Source data:
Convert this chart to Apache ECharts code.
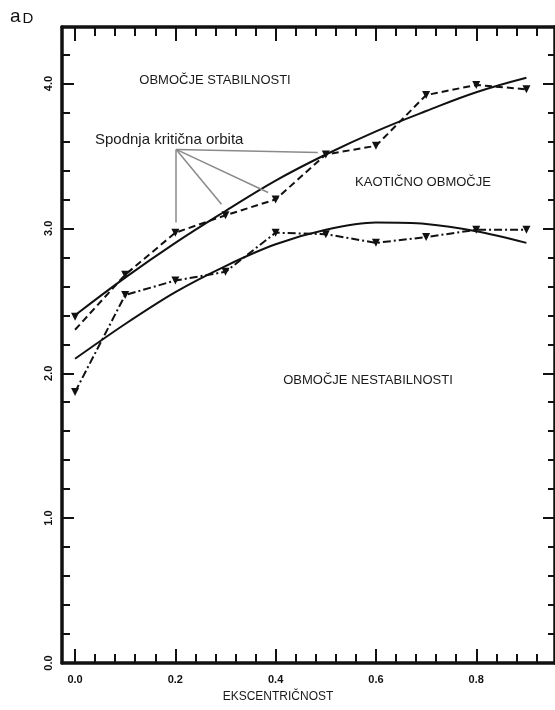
<!DOCTYPE html>
<html>
<head>
<meta charset="utf-8">
<script src="https://cdn.jsdelivr.net/npm/echarts@6/dist/echarts.min.js"></script>
<style>
html,body{margin:0;padding:0;background:#fff;}
#chart{width:555px;height:710px;}
</style>
</head>
<body>
<div id="chart"></div>
<script>
// ---- data ----
var xValues      = [0.0, 0.1, 0.2, 0.3, 0.4, 0.5, 0.6, 0.7, 0.8, 0.9];
var dashedVals   = [2.30, 2.68, 2.97, 3.09, 3.20, 3.51, 3.57, 3.92, 3.99, 3.96];
var dashDotVals  = [1.87, 2.54, 2.64, 2.70, 2.97, 2.96, 2.90, 2.94, 2.99, 2.99];
var upperFitVals = [2.40, 2.66, 2.90, 3.12, 3.33, 3.51, 3.67, 3.81, 3.94, 4.04];
var lowerFitVals = [2.10, 2.34, 2.56, 2.74, 2.89, 2.99, 3.04, 3.03, 2.98, 2.90];
var startMarker  = [[0.0, 2.39]];

var xMajorTicks = [0.0, 0.2, 0.4, 0.6, 0.8];
var xMinorTicks = [0.04, 0.08, 0.12, 0.16, 0.24, 0.28, 0.32, 0.36, 0.44, 0.48, 0.52, 0.56, 0.64, 0.68, 0.72, 0.76, 0.84, 0.88, 0.92];
var yMajorTicks = [0.0, 1.0, 2.0, 3.0, 4.0];
var yMinorTicks = [0.2, 0.4, 0.6, 0.8, 1.2, 1.4, 1.6, 1.8, 2.2, 2.4, 2.6, 2.8, 3.2, 3.4, 3.6, 3.8, 4.2];

var xAxisTitle = 'EKSCENTRIČNOST';
var yAxisTitleMain = 'a';
var yAxisTitleSub = 'D';
var regionLabels = ['OBMOČJE STABILNOSTI', 'KAOTIČNO OBMOČJE', 'OBMOČJE NESTABILNOSTI'];
var calloutLabel = 'Spodnja kritična orbita';

function pairs(xs, ys) { return xs.map(function (x, i) { return [x, ys[i]]; }); }

var chart = echarts.init(document.getElementById('chart'), null, {renderer: 'canvas'});

var XMIN = -0.026, XMAX = 0.957, YMIN = 0, YMAX = 4.39;
var BLACK = '#111';
var FONT = 'Liberation Sans';

function xAx(pos, ticks, len, label, showLine) {
  return {
    type: 'value', position: pos, min: XMIN, max: XMAX,
    axisLine: {show: showLine, onZero: false, lineStyle: {color: BLACK, width: 3.5}},
    axisTick: {show: true, inside: true, length: len, customValues: ticks, lineStyle: {color: BLACK, width: 2}},
    axisLabel: label ? {show: true, customValues: ticks, margin: 11, color: BLACK, fontFamily: FONT, fontWeight: 'bold', fontSize: 11,
      formatter: function (v) { return v.toFixed(1); }} : {show: false},
    splitLine: {show: false}
  };
}
function yAx(pos, ticks, len, label, showLine) {
  return {
    type: 'value', position: pos, min: YMIN, max: YMAX,
    axisLine: {show: showLine, onZero: false, lineStyle: {color: BLACK, width: 3.5}},
    axisTick: {show: true, inside: true, length: len, customValues: ticks, lineStyle: {color: BLACK, width: 2}},
    axisLabel: label ? {show: true, customValues: ticks, rotate: 90, margin: 8, color: BLACK, fontFamily: FONT, fontWeight: 'bold', fontSize: 11,
      formatter: function (v) { return v.toFixed(1); }} : {show: false},
    splitLine: {show: false}
  };
}

var tri = {symbol: 'triangle', symbolSize: 8, symbolRotate: 180};

var option = {
  animation: false,
  backgroundColor: '#fff',
  grid: {left: 62, top: 27, right: -4, bottom: 47, containLabel: false},
  xAxis: [
    xAx('bottom', xMajorTicks, 14, true, true),
    xAx('bottom', xMinorTicks, 9, false, false),
    xAx('top', xMajorTicks, 14, false, true),
    xAx('top', xMinorTicks, 9, false, false)
  ],
  yAxis: [
    yAx('left', yMajorTicks, 12, true, true),
    yAx('left', yMinorTicks, 8, false, false),
    yAx('right', yMajorTicks, 12, false, true),
    yAx('right', yMinorTicks, 7, false, false)
  ],
  series: [
    {type: 'line', name: 'upperFit', data: pairs(xValues, upperFitVals), smooth: 0.4, showSymbol: false, symbol: 'none',
      lineStyle: {color: BLACK, width: 2}, z: 3},
    {type: 'line', name: 'lowerFit', data: pairs(xValues, lowerFitVals), smooth: 0.3, showSymbol: false, symbol: 'none',
      lineStyle: {color: BLACK, width: 2}, z: 3},
    {type: 'line', name: 'dashed', data: pairs(xValues, dashedVals).map(function (p, i) {
        return i === 0 ? {value: p, symbol: 'none'} : p; }),
      symbol: tri.symbol, symbolSize: tri.symbolSize, symbolRotate: tri.symbolRotate,
      itemStyle: {color: BLACK}, lineStyle: {color: BLACK, width: 2, type: [7, 4]}, z: 4},
    {type: 'line', name: 'dashDot', data: pairs(xValues, dashDotVals),
      symbol: tri.symbol, symbolSize: tri.symbolSize, symbolRotate: tri.symbolRotate,
      itemStyle: {color: BLACK}, lineStyle: {color: BLACK, width: 2, type: [8, 3, 2, 3]}, z: 4},
    {type: 'scatter', name: 'start', data: startMarker,
      symbol: tri.symbol, symbolSize: tri.symbolSize, symbolRotate: tri.symbolRotate,
      itemStyle: {color: BLACK, opacity: 1}, z: 5,
      markLine: {
        silent: true, symbol: ['none', 'none'], label: {show: false},
        lineStyle: {color: '#8a8a8a', width: 1.5, type: 'solid'},
        data: [
          [{coord: [0.2016, 3.545]}, {coord: [0.2016, 3.04]}],
          [{coord: [0.2016, 3.545]}, {coord: [0.292, 3.166]}],
          [{coord: [0.2016, 3.545]}, {coord: [0.385, 3.248]}],
          [{coord: [0.2016, 3.545]}, {coord: [0.484, 3.524]}]
        ]
      }}
  ],
  graphic: [
    {type: 'text', left: 10, top: 7, style: {
      text: '{a|' + yAxisTitleMain + '}{d|' + yAxisTitleSub + '}',
      rich: {a: {fontSize: 19, fontFamily: FONT, fill: BLACK, verticalAlign: 'bottom'},
             d: {fontSize: 15, fontFamily: FONT, fill: BLACK, padding: [9, 0, 0, 2]}}}},
    {type: 'text', x: 215, y: 80, style: {text: regionLabels[0], font: '13px "Liberation Sans"', fill: '#1a1a1a', align: 'center', verticalAlign: 'middle'}},
    {type: 'text', x: 423, y: 182, style: {text: regionLabels[1], font: '13px "Liberation Sans"', fill: '#1a1a1a', align: 'center', verticalAlign: 'middle'}},
    {type: 'text', x: 368, y: 380, style: {text: regionLabels[2], font: '13px "Liberation Sans"', fill: '#1a1a1a', align: 'center', verticalAlign: 'middle'}},
    {type: 'text', x: 95, y: 140, style: {text: calloutLabel, font: '15px "Liberation Sans"', fill: '#1a1a1a', align: 'left', verticalAlign: 'middle'}},
    {type: 'text', x: 278, y: 697, style: {text: xAxisTitle, font: '12px "Liberation Sans"', fill: '#1a1a1a', align: 'center', verticalAlign: 'middle'}}
  ]
};
chart.setOption(option);
</script>
</body>
</html>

Brief: Take the lines from the start of the material to the line with "3.6, 3.8, 4.2];", both included, and transcribe them exactly without the pictures.

Worked answer:
Convert this chart to Apache ECharts code.
<!DOCTYPE html>
<html>
<head>
<meta charset="utf-8">
<script src="https://cdn.jsdelivr.net/npm/echarts@6/dist/echarts.min.js"></script>
<style>
html,body{margin:0;padding:0;background:#fff;}
#chart{width:555px;height:710px;}
</style>
</head>
<body>
<div id="chart"></div>
<script>
// ---- data ----
var xValues      = [0.0, 0.1, 0.2, 0.3, 0.4, 0.5, 0.6, 0.7, 0.8, 0.9];
var dashedVals   = [2.30, 2.68, 2.97, 3.09, 3.20, 3.51, 3.57, 3.92, 3.99, 3.96];
var dashDotVals  = [1.87, 2.54, 2.64, 2.70, 2.97, 2.96, 2.90, 2.94, 2.99, 2.99];
var upperFitVals = [2.40, 2.66, 2.90, 3.12, 3.33, 3.51, 3.67, 3.81, 3.94, 4.04];
var lowerFitVals = [2.10, 2.34, 2.56, 2.74, 2.89, 2.99, 3.04, 3.03, 2.98, 2.90];
var startMarker  = [[0.0, 2.39]];

var xMajorTicks = [0.0, 0.2, 0.4, 0.6, 0.8];
var xMinorTicks = [0.04, 0.08, 0.12, 0.16, 0.24, 0.28, 0.32, 0.36, 0.44, 0.48, 0.52, 0.56, 0.64, 0.68, 0.72, 0.76, 0.84, 0.88, 0.92];
var yMajorTicks = [0.0, 1.0, 2.0, 3.0, 4.0];
var yMinorTicks = [0.2, 0.4, 0.6, 0.8, 1.2, 1.4, 1.6, 1.8, 2.2, 2.4, 2.6, 2.8, 3.2, 3.4, 3.6, 3.8, 4.2];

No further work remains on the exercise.